Le mothais sur feuille est un fromage de chèvre principalement produit dans les Deux-Sèvres depuis le XIXe siècle. Il a obtenu jeudi 21 novembre son AOC (Appellation d'origine contrôlée). Une entrée dans le royaume des fromages de prestige. Et il présente une petite particularité qui le rend unique. Dégustation.
Comme tous les matins, les deux frères ont transformé le lait de leurs 370 chèvres en fromage. Mais depuis ce vendredi 22 novembre, ce lait a pris une « teinte » différente. Il est désormais labellisé AOC (Appellation d’origine contrôlée) dès qu’il se transforme en mothais sur feuille.
"Ce matin, c’était une journée de fabrication comme les autres, mais nous y avons pensé", confie Samuel Charles, producteur de mothais sur feuille à Périgné dans les Deux-Sèvres. "Nous nous sommes dit que c’était un nouveau défi. Nous ressentons encore plus de fierté de produire ce fromage. C’est un peu notre médaille d’or des jeux Olympiques."
Avec Pierre, son frère, Samuel Charles produit 80 tonnes de mothais sur feuille par an qu’il vend dans toute la France. Une tradition familiale qui a commencé il y a 45 ans avec le père et l’oncle. "C’est notre produit phare qui représente 60 % de notre production. C’est ce fromage qui s’est toujours le mieux vendu du fait de sa forme, de son goût à l’affinage et de sa facilité de moulage."
Un fromage qui a aussi une particularité : il se présente sur une feuille de châtaignier. D’où son nom.
"Les nervures de la feuille drainent plus lentement le sérum, cela aide à l’affinage du fromage", explique Laurent Bonneau, président du syndicat de défense du mothais sur feuille. Un fromage au goût unique grâce à cette feuille de châtaignier. Il est apparu dans les campagnes des Deux-Sèvres au XIXe siècle.
Aujourd’hui, sa zone de production est centrée dans un rayon de 50 km autour de Melle et de La-Mothe-saint-Héray, à l’est de Niort. Le périmètre de l’AOC s’étend aujourd’hui à 240 communes principalement dans le sud des Deux-Sèvres. Il déborde aussi sur la Vienne, la Charente et la Charente-Maritime.

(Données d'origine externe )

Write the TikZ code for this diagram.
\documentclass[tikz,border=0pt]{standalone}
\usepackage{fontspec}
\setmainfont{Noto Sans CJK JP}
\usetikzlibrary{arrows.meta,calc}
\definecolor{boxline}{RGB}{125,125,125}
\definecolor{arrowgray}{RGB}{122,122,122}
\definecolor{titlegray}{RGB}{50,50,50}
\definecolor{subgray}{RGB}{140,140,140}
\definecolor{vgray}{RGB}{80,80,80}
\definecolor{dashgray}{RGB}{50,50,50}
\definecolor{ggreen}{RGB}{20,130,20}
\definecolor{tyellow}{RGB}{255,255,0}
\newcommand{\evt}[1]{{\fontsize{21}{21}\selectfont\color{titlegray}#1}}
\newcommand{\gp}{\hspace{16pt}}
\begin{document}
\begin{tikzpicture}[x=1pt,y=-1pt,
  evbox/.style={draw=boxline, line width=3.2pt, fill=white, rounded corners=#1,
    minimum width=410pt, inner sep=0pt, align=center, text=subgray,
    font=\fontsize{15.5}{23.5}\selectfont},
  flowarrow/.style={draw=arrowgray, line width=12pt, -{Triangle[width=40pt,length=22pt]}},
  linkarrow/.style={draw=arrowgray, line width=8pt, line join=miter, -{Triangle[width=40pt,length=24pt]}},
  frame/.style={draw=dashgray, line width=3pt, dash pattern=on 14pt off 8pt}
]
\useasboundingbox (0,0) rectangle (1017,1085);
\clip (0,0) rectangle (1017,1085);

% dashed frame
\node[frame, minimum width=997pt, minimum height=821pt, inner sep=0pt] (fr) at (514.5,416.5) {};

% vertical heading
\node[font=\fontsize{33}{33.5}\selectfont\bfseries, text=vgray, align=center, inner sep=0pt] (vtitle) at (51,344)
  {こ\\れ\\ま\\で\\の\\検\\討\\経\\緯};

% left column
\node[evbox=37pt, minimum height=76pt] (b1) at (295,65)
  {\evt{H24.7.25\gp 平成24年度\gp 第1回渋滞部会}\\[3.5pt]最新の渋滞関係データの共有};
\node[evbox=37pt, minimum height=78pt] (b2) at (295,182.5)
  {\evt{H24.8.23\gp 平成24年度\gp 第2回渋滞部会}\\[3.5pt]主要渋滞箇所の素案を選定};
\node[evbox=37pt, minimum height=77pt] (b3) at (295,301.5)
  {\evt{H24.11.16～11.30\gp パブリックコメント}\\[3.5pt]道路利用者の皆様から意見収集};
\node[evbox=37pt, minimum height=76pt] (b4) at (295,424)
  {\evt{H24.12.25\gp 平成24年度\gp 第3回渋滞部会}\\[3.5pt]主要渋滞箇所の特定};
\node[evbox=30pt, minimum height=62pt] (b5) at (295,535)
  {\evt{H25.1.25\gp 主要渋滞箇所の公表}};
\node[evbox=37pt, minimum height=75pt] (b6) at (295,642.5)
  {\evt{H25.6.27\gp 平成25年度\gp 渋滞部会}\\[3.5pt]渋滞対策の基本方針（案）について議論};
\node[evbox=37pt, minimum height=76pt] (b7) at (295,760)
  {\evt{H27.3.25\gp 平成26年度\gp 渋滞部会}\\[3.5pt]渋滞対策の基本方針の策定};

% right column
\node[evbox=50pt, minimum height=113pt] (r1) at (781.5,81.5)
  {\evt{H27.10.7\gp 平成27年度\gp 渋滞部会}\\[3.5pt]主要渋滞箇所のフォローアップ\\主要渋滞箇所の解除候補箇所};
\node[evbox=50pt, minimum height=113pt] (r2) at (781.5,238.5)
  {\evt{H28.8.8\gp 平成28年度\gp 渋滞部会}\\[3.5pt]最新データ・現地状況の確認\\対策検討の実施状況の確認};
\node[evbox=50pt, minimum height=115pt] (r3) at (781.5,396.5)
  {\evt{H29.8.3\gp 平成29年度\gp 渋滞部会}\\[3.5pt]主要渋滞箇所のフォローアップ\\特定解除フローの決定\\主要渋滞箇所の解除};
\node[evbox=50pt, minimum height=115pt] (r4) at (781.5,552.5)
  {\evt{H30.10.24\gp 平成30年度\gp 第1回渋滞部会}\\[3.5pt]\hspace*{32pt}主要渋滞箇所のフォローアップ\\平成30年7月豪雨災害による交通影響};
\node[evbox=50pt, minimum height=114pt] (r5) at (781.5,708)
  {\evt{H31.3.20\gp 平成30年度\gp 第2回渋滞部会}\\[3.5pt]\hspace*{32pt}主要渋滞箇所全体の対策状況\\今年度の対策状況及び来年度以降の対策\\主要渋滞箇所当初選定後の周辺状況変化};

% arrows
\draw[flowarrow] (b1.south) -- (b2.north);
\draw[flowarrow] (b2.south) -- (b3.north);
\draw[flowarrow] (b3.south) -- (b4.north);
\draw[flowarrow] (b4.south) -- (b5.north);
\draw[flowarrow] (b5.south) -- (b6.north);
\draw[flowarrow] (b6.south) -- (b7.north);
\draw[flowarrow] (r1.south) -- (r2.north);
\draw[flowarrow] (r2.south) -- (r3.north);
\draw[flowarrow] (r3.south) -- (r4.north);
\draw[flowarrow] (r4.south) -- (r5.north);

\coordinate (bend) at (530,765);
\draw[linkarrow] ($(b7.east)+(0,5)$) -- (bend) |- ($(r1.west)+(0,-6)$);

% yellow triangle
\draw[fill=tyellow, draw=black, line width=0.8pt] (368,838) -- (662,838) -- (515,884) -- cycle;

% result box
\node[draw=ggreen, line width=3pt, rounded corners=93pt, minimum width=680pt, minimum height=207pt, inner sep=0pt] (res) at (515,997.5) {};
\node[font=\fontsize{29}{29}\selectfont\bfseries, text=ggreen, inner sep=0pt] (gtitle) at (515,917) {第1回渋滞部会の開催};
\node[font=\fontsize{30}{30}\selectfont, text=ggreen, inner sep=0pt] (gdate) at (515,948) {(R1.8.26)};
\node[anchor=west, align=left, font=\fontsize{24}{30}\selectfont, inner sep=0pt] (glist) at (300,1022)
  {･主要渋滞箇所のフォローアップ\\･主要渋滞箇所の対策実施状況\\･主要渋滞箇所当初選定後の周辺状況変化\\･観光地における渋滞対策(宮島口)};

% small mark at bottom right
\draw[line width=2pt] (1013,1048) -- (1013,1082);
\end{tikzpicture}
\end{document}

Une meilleure valorisation
La reconnaissance AOC est une aubaine. En pleine crise agricole, elle est une garantie pour les éleveurs de pouvoir tirer un bon revenu de leur production et de vivre de leur métier. "Aujourd’hui, je vends le litre de lait de chèvre 85 centimes et j’espère obtenir 7 à 8 euros supplémentaires de ma laiterie", indique Laurent Bonneau, le président de la filière et producteur de lait de chèvre.

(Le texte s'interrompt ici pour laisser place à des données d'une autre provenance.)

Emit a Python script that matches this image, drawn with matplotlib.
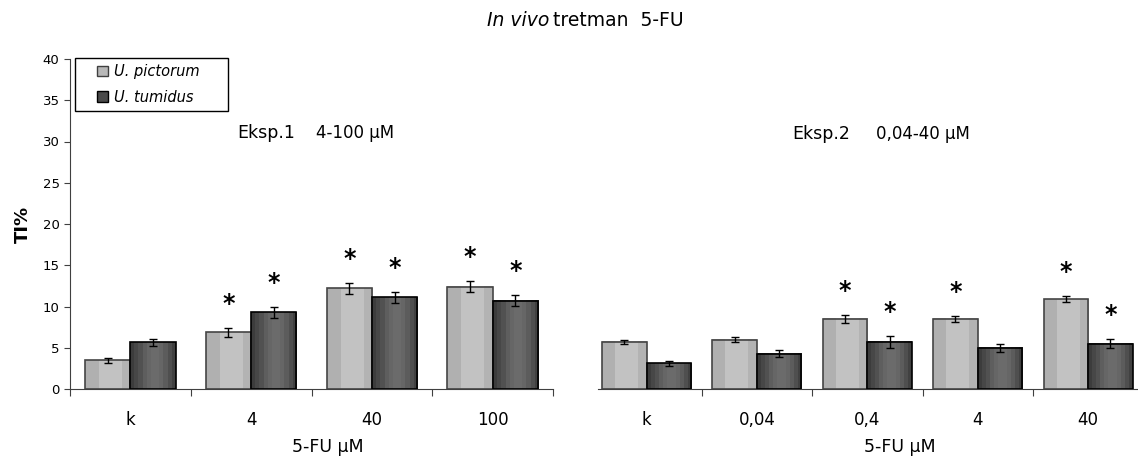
import matplotlib
matplotlib.use('Agg')
import matplotlib.pyplot as plt
import numpy as np
from matplotlib.patches import Patch, Rectangle

# Eksp.1  (4-100 uM)
groups1 = ['k', '4', '40', '100']
pict1 = [3.5, 6.85, 12.2, 12.4]
pict1_err = [0.3, 0.6, 0.68, 0.64]
tum1 = [5.65, 9.3, 11.1, 10.7]
tum1_err = [0.45, 0.66, 0.65, 0.65]
sig_pict1 = [False, True, True, True]
sig_tum1 = [False, True, True, True]

# Eksp.2  (0,04-40 uM)
groups2 = ['k', '0,04', '0,4', '4', '40']
pict2 = [5.7, 6.0, 8.5, 8.5, 10.9]
pict2_err = [0.3, 0.35, 0.5, 0.35, 0.35]
tum2 = [3.1, 4.3, 5.7, 5.0, 5.5]
tum2_err = [0.35, 0.4, 0.7, 0.5, 0.55]
sig_pict2 = [False, False, True, True, True]
sig_tum2 = [False, False, True, False, True]

# vertical stripe shading of the bars (grey level across the bar)
LIGHT = np.array([0.69, 0.69, 0.69, 0.76, 0.76, 0.76, 0.76, 0.76, 0.70, 0.70])
DARK = np.array([0.24, 0.28, 0.32, 0.37, 0.40, 0.42, 0.42, 0.40, 0.36, 0.31, 0.26])


def shaded_bars(ax, x, heights, width, profile, edge):
	'''bar with a striped grey fill, done with imshow inside each bar'''
	bars = ax.bar(x, heights, width, facecolor='none', edgecolor=edge,
		linewidth=1.2, zorder=3)
	img = np.tile(profile, (2, 1))
	for b in bars:
		x0 = b.get_x()
		ax.imshow(img, cmap='gray', vmin=0, vmax=1, aspect='auto',
			interpolation='nearest', zorder=2,
			extent=[x0, x0 + b.get_width(), 0, b.get_height()])
	return bars


def panel(ax, groups, pict, pict_err, tum, tum_err, sig_p, sig_t, width):
	x = np.arange(len(groups))
	xp = x - width/2
	xt = x + width/2
	shaded_bars(ax, xp, pict, width, LIGHT, '#454545')
	shaded_bars(ax, xt, tum, width, DARK, 'black')
	ax.errorbar(xp, pict, yerr=pict_err, fmt='none', ecolor='black',
		elinewidth=1, capsize=3, capthick=1, zorder=4)
	ax.errorbar(xt, tum, yerr=tum_err, fmt='none', ecolor='black',
		elinewidth=1, capsize=3, capthick=1, zorder=4)
	for xs, vals, errs, sig in [(xp, pict, pict_err, sig_p), (xt, tum, tum_err, sig_t)]:
		for i in range(len(xs)):
			if sig[i]:
				ax.text(xs[i], vals[i] + errs[i] + 2.9, '*', ha='center',
					va='center', fontsize=17, fontweight='bold')
	#group separators as ticks, names as label-only minor ticks
	ax.set_xticks(x, groups, minor=True)
	ax.tick_params(axis='x', which='minor', length=0, pad=16, labelsize=12)
	ax.tick_params(axis='x', which='major', length=5, direction='out',
		labelbottom=False, color='#404040')
	ax.set_ylim(0, 40)
	for s in ['top', 'right']:
		ax.spines[s].set_visible(False)
	ax.spines['bottom'].set_color('#404040')
	ax.spines['left'].set_color('#404040')
	return x


fig = plt.figure(figsize=(11.38, 4.58), dpi=100)
ax1 = fig.add_axes([70/1138, 69/458, 483/1138, 330/458])
ax2 = fig.add_axes([597.5/1138, 69/458, 540.5/1138, 330/458])

x1 = panel(ax1, groups1, pict1, pict1_err, tum1, tum1_err, sig_pict1, sig_tum1, 0.375)
ax1.set_xticks(np.arange(-0.5, len(groups1), 1))
ax1.set_xlim(-0.5, 3.5)
ax1.set_yticks(np.arange(0, 41, 5))
ax1.tick_params(axis='y', length=4, labelsize=9.5, color='#404040')
ax1.set_ylabel('TI%', fontsize=13, fontweight='bold', labelpad=8)
ax1.set_xlabel('5-FU µM', fontsize=12.5)
ax1.xaxis.set_label_coords(0.534, -0.148)
ax1.text(0.883, 30.4, 'Eksp.1', fontsize=12.5, va='baseline')
ax1.text(1.537, 30.4, '4-100 µM', fontsize=12, va='baseline')

x2 = panel(ax2, groups2, pict2, pict2_err, tum2, tum2_err, sig_pict2, sig_tum2, 0.403)
ax2.set_xticks(np.arange(0.5, len(groups2), 1))
ax2.set_xlim(-0.444, 4.452)
ax2.spines['left'].set_visible(False)
ax2.set_yticks([])
ax2.set_xlabel('5-FU µM', fontsize=12.5)
ax2.xaxis.set_label_coords(0.56, -0.148)
ax2.text(1.318, 30.3, 'Eksp.2', fontsize=12.5, va='baseline')
ax2.text(2.079, 30.3, '0,04-40 µM', fontsize=12, va='baseline')

#legend: entries without frame, box drawn separately (wider than tall)
handles = [Patch(facecolor='#b8b8b8', edgecolor='#404040', label='U. pictorum'),
	Patch(facecolor='#4a4a4a', edgecolor='black', label='U. tumidus')]
ax1.legend(handles=handles, loc='upper left', bbox_to_anchor=(0.0559, 0.985),
	borderaxespad=0, borderpad=0, frameon=False,
	prop={'style': 'italic', 'size': 10.5}, handlelength=0.75, handleheight=0.75,
	handletextpad=0.45, labelspacing=0.75)
ax1.add_patch(Rectangle((0.0104, 0.8424), 0.3168, 0.1606, transform=ax1.transAxes,
	facecolor='white', edgecolor='black', linewidth=1, clip_on=False, zorder=5))
ax1.get_legend().set_zorder(6)

fig.text(549/1138, 1 - 20/458, 'In vivo', style='italic', fontsize=13.5,
	ha='right', va='center')
fig.text(553/1138, 1 - 20/458, 'tretman  5-FU', fontsize=13.5, ha='left', va='center')

fig.savefig('out.png', dpi=100)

Chez les frères Charles, fabricants à la ferme, on annonce une future hausse des prix, mais qui restera raisonnable. Aujourd’hui, un mothais sur feuille se vend entre 3,50 et 4 euros. "Les conditions du cahier des charges sont plus draconiennes", justifie Samuel Charles. Les chèvres doivent désormais avoir systématiquement un accès extérieur, elles doivent être nourries à 85 % avec des aliments produits sur la ferme. Le fromage doit être au lait cru, moulé à la louche et bien sûr avoir sa feuille de châtaignier au démoulage. Une qualité garantie pour les acheteurs, mais qui aura un coût.
Malgré tout, cette perspective de meilleurs revenus est de bon augure pour un territoire rural qui souffre comme partout des problèmes du monde agricole. "Nous espérons attirer de nouveaux producteurs, annonce Laurent Bonneau. Et motiver les jeunes", renchérit Samuel Charles.
Aujourd’hui, le mothais sur feuille compte seize producteurs fermiers, seize producteurs de lait, quatre artisans et deux laiteries. Il s’en produit moins de 300 tonnes par an, alors que la demande est forte. "Nous pourrions produire 30 à 40 % de plus, déclare Samuel Charles. Nous n’honorons pas l’intégralité des commandes de nos grossistes et de nos crémiers." Le producteur fermier s’attend même à ce que cette demande augmente encore avec le passage en AOC.
L’obtention de l'AOC est le résultat de 24 ans de travail. Le temps qu’il a fallu pour obtenir le fameux Graal. Et une aventure qui ne fait que commencer. Le mothais sur feuille vise désormais l’AOP (Appellation d’origine protégée), l’équivalent de l’AOC, mais au niveau européen.